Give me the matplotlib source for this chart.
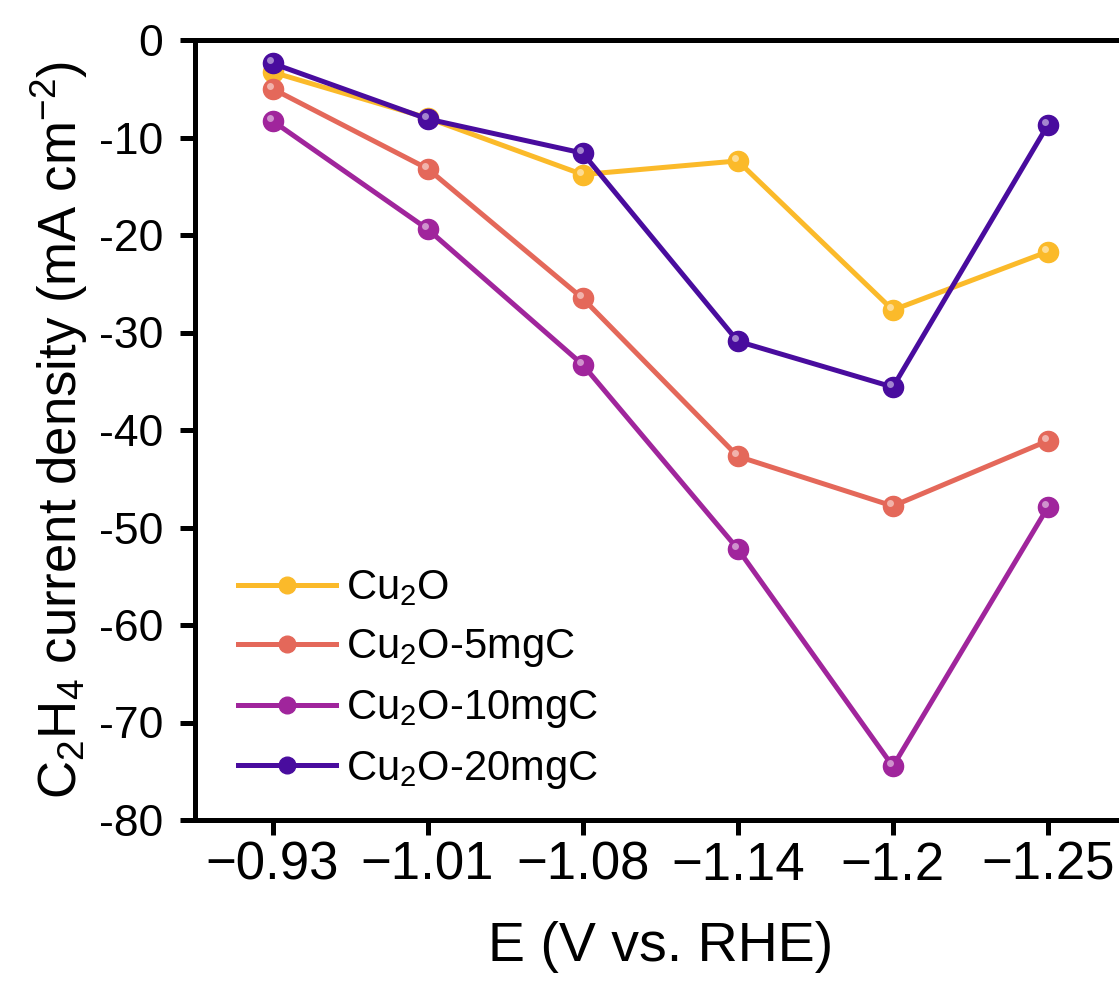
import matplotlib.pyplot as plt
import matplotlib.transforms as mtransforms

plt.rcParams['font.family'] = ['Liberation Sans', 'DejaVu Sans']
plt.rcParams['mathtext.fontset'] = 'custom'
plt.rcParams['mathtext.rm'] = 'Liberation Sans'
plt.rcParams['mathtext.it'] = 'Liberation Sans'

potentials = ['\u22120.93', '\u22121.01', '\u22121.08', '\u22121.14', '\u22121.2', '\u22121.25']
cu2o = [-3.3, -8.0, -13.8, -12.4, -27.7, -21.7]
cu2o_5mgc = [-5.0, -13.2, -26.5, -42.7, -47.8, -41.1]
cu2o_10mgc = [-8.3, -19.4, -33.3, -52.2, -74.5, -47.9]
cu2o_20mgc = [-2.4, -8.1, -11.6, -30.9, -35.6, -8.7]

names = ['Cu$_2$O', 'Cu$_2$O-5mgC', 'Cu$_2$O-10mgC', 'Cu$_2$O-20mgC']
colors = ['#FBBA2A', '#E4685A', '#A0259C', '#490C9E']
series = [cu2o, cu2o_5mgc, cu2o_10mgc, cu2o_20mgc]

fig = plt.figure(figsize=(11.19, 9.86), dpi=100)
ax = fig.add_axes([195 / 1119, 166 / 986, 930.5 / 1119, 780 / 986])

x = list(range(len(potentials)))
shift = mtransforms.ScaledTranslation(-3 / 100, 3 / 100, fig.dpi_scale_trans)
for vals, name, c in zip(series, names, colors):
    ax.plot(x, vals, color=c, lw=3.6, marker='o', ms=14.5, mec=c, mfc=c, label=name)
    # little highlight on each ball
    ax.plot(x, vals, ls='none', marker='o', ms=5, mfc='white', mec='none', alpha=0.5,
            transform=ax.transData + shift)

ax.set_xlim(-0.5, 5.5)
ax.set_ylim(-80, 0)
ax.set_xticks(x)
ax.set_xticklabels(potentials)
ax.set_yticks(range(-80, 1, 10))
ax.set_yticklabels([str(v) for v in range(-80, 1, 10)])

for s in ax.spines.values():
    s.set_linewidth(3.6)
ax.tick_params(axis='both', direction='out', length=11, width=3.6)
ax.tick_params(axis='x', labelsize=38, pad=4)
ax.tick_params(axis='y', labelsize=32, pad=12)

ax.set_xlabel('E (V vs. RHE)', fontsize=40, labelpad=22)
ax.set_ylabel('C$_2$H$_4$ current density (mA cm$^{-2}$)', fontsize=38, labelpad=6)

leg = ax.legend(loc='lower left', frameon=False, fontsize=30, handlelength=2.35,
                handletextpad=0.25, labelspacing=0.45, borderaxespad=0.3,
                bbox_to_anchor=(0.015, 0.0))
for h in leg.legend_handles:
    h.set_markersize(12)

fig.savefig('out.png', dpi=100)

## Work to do
Skip the pictures, please, and transcribe only the lines from the beginning of the material through the one that contains "plt.rcParams['mathtext.it'] = 'Liberation".

## Full response
Give me the matplotlib source for this chart.
import matplotlib.pyplot as plt
import matplotlib.transforms as mtransforms

plt.rcParams['font.family'] = ['Liberation Sans', 'DejaVu Sans']
plt.rcParams['mathtext.fontset'] = 'custom'
plt.rcParams['mathtext.rm'] = 'Liberation Sans'
plt.rcParams['mathtext.it'] = 'Liberation Sans'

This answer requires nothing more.